The central bank, which has lifted rates fives times since July 2017 as the economy strengthens and reaches capacity, repeated that more monetary tightening would be needed to help meet its 2.0 percent inflation target.

But it noted downward revisions by Statistics Canada to growth figures, together with recent macroeconomic developments, “indicate there may be additional room for non-inflationary growth.” This is a sign the economy might not be as close to capacity as previously thought.

The Canadian dollar fell sharply and at one point was trading at C$1.3399, or 74.63 U.S. cents - the lowest since June 2017 - down from C$1.3275 to the greenback, or 75.33 U.S. cents.

As recently as last month markets had fully priced in another rate increase on Jan. 9. Since then, prices for oil - one of Canada’s biggest exports - have fallen, and recent data showed the economy shrank in September.

Chances of a hike in January slumped from about 60 percent before the data to 36 percent, the overnight index swaps market indicated.

“The next move should be higher.
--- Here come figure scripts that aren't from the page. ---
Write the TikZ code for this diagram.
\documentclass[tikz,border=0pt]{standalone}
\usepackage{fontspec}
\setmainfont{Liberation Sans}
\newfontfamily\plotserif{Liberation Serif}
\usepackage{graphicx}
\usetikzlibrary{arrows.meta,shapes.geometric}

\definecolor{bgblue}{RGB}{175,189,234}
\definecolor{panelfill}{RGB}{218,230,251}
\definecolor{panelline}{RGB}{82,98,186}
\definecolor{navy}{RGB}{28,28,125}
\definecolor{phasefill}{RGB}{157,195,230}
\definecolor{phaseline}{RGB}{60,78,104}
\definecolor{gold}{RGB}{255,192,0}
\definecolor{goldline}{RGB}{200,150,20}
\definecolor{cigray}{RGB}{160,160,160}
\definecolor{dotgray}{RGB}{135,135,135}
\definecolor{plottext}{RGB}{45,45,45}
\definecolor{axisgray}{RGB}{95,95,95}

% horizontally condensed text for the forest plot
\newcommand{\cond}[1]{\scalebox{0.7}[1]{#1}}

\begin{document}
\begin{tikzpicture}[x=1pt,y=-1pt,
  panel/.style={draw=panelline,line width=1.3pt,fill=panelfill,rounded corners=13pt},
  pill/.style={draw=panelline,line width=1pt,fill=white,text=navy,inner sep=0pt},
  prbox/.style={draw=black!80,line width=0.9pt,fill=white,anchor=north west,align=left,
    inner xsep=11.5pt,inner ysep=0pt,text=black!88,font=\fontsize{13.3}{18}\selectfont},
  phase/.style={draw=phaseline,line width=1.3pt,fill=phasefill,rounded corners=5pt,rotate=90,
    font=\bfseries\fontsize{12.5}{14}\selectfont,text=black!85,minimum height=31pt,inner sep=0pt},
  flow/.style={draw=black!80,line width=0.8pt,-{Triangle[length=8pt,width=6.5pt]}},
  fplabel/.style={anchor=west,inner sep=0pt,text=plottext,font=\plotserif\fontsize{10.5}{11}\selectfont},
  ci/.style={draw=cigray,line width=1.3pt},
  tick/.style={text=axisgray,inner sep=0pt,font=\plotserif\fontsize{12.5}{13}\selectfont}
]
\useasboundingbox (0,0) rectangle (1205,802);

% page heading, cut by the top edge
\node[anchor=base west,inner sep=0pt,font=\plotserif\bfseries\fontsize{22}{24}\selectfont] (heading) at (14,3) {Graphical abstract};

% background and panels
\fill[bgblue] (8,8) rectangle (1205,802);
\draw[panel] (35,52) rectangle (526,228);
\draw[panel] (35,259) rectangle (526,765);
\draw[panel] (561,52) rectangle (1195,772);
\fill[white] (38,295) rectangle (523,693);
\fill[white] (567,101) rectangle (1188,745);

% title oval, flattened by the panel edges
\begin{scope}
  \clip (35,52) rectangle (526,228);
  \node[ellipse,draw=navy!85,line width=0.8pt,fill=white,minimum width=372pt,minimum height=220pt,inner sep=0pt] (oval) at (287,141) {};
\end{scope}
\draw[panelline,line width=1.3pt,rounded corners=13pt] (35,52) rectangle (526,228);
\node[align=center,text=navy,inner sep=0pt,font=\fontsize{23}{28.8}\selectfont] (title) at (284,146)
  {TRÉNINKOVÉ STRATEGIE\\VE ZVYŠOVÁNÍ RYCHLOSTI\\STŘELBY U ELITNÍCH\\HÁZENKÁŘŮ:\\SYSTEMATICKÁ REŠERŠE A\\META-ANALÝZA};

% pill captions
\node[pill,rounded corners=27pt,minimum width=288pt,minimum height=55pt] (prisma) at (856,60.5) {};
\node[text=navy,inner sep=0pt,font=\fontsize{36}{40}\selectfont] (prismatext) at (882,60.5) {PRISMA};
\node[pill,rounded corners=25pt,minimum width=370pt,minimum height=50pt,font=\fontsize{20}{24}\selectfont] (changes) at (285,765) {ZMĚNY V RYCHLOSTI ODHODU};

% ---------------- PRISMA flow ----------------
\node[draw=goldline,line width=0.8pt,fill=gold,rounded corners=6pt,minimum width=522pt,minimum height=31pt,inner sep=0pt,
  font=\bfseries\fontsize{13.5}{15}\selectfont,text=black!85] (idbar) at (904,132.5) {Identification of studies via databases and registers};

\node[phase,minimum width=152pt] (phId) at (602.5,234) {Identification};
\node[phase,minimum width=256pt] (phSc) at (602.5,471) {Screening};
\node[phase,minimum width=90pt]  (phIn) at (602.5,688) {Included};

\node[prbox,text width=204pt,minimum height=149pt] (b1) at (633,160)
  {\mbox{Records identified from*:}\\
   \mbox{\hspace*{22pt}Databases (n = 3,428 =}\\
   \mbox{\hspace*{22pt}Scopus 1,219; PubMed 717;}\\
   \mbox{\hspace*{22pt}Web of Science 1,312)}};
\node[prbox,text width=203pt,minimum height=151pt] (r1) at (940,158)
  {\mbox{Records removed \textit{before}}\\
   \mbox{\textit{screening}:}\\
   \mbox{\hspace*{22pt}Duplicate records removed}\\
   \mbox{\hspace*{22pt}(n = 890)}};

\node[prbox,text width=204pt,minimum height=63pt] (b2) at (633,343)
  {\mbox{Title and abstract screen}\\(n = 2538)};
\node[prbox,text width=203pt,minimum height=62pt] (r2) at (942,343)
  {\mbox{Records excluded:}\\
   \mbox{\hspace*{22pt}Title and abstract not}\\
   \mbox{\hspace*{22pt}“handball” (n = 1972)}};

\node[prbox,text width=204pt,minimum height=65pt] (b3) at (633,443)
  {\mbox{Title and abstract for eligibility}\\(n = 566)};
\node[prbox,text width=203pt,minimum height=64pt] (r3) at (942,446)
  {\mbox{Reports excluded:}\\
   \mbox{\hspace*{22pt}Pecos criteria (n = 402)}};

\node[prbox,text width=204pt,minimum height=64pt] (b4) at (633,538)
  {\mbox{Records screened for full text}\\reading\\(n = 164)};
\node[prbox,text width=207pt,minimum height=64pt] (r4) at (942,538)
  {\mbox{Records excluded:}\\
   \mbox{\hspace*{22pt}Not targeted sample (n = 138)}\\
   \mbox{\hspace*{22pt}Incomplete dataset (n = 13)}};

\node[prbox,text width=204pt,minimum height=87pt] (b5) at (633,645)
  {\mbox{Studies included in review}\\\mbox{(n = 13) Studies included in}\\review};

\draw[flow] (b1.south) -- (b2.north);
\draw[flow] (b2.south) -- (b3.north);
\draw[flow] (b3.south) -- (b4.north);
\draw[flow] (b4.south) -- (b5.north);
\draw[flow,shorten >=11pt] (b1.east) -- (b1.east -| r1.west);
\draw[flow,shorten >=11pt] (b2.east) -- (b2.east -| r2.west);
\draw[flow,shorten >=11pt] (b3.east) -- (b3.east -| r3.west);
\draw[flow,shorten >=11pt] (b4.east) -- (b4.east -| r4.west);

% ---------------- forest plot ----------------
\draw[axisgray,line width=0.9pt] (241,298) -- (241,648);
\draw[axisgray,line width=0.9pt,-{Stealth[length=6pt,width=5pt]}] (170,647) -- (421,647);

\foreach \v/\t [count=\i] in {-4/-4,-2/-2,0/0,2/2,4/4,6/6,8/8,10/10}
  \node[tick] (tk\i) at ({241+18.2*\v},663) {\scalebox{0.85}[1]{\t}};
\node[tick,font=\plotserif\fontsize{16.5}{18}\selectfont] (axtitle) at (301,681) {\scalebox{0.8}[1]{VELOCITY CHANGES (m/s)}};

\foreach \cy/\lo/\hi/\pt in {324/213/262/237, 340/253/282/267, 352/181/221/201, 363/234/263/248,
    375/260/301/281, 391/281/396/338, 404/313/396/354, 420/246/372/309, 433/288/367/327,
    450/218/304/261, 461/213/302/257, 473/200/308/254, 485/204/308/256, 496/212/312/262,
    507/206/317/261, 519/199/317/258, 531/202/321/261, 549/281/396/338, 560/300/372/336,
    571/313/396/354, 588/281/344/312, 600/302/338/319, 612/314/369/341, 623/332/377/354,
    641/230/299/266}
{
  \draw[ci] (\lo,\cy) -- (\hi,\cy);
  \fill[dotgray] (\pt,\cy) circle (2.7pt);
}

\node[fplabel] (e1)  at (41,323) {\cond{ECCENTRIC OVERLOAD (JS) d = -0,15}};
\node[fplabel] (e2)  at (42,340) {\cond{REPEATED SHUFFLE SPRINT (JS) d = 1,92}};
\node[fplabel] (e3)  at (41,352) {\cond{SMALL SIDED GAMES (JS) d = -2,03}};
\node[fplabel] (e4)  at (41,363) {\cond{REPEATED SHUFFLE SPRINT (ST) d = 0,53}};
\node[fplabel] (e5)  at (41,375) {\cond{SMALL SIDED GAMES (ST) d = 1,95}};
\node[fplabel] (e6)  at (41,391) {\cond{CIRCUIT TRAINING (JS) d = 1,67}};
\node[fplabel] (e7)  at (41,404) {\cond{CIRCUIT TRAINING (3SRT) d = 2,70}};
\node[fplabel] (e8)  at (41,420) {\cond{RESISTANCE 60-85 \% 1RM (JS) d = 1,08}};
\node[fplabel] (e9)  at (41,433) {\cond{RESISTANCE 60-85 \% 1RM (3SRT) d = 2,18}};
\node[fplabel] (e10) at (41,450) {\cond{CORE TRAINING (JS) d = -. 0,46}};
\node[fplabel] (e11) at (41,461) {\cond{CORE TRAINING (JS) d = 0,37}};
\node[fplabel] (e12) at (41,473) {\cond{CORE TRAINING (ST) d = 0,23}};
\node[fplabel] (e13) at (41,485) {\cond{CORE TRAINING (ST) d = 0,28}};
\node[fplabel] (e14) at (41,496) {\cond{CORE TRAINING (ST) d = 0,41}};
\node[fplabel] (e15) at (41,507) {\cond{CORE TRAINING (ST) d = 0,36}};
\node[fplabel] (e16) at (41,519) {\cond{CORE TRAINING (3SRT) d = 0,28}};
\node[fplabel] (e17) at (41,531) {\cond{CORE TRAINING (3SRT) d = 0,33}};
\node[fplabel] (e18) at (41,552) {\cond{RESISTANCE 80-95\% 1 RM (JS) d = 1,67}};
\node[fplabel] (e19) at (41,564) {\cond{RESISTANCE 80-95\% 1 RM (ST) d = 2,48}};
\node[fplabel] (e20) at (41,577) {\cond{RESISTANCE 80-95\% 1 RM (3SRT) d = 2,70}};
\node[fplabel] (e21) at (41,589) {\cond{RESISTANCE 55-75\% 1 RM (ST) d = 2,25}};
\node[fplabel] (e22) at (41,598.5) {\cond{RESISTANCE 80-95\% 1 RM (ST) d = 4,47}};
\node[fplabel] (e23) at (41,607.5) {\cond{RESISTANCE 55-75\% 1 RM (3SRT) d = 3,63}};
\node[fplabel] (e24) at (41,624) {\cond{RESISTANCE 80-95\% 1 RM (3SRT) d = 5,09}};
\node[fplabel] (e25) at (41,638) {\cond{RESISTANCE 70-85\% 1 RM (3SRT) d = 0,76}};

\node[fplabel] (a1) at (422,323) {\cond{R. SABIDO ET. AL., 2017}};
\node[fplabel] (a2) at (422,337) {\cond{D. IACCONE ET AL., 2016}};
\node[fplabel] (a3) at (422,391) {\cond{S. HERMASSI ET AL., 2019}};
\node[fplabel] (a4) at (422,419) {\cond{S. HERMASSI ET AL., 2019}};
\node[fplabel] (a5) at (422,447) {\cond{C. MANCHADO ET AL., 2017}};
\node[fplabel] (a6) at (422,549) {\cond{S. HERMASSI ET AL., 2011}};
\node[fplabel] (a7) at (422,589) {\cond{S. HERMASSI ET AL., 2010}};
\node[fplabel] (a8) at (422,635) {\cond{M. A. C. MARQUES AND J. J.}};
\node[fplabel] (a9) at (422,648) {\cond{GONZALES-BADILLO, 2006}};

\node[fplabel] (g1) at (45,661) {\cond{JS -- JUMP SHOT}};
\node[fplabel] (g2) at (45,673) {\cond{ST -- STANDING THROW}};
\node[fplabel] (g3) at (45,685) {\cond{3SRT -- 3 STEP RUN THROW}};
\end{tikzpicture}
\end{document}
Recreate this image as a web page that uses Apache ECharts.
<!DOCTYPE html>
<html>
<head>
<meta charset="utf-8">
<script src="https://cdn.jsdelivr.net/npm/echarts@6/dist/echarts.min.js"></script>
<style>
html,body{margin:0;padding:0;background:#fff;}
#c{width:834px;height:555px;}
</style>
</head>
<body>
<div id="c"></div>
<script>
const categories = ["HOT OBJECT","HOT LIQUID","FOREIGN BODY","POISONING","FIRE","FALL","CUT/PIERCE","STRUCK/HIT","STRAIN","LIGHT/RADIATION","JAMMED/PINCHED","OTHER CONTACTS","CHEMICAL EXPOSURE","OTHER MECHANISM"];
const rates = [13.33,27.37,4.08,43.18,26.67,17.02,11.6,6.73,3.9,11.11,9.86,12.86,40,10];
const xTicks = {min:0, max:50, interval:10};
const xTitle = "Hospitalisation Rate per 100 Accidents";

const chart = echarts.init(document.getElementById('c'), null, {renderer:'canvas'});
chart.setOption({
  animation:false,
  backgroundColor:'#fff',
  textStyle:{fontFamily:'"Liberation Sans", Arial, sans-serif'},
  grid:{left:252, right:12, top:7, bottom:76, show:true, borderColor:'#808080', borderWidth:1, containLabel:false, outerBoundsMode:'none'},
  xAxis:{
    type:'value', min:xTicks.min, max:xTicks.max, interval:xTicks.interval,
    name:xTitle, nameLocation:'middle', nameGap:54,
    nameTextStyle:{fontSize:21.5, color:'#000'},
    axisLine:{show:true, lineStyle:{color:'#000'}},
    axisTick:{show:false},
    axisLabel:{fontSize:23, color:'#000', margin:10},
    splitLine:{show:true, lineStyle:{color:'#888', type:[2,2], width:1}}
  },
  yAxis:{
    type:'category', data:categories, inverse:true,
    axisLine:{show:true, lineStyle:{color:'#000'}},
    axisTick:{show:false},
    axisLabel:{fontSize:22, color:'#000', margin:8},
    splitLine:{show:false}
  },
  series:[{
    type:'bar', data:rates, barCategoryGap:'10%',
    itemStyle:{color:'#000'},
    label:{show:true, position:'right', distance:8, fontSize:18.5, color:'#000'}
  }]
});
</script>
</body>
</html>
But I think this clearly lengthens the time frame that should reduce the odds of a January hike substantially,” said Andrew Kelvin, senior rates strategist at TD Securities.

The bank’s overnight interest rate stays at 1.75 percent, still well below the “neutral” rate of 2.5-3.5 percent where monetary policy is neither stimulative or accommodative.

“Governing Council continues to judge that the policy interest rate will need to rise into a neutral range to achieve the inflation target,” said the bank, predicting inflation in coming months will ease more than previously forecast as gasoline prices fall.

The appropriate pace of future hikes would depend on the effect of higher rates on consumption and housing, global trade developments, the oil price shock, the evolution of business investment “and the Bank’s assessment of the economy’s capacity”, it added.

The bank “will reassess all of these factors” in projections for the economy that it is due to release on Jan. 9, it added.

Bank of Canada Governor Stephen Poloz is due to give a speech on Thursday in Toronto to provide more details about the bank’s thinking.

“I think longer run, they’re still committed to getting back toward a neutral policy rate, but they’re inserting some pause language along that path, that tamps down the expectations for a January hike,” said Derek Holt, vice president of capital market economics at Scotiabank.

The central bank said the Canadian economy had grown in line with expectations in the third quarter but data suggested less momentum going into the fourth quarter.

Weaker oil prices and associated production cutbacks mean activity in the energy sector is set to be materially weaker than expected.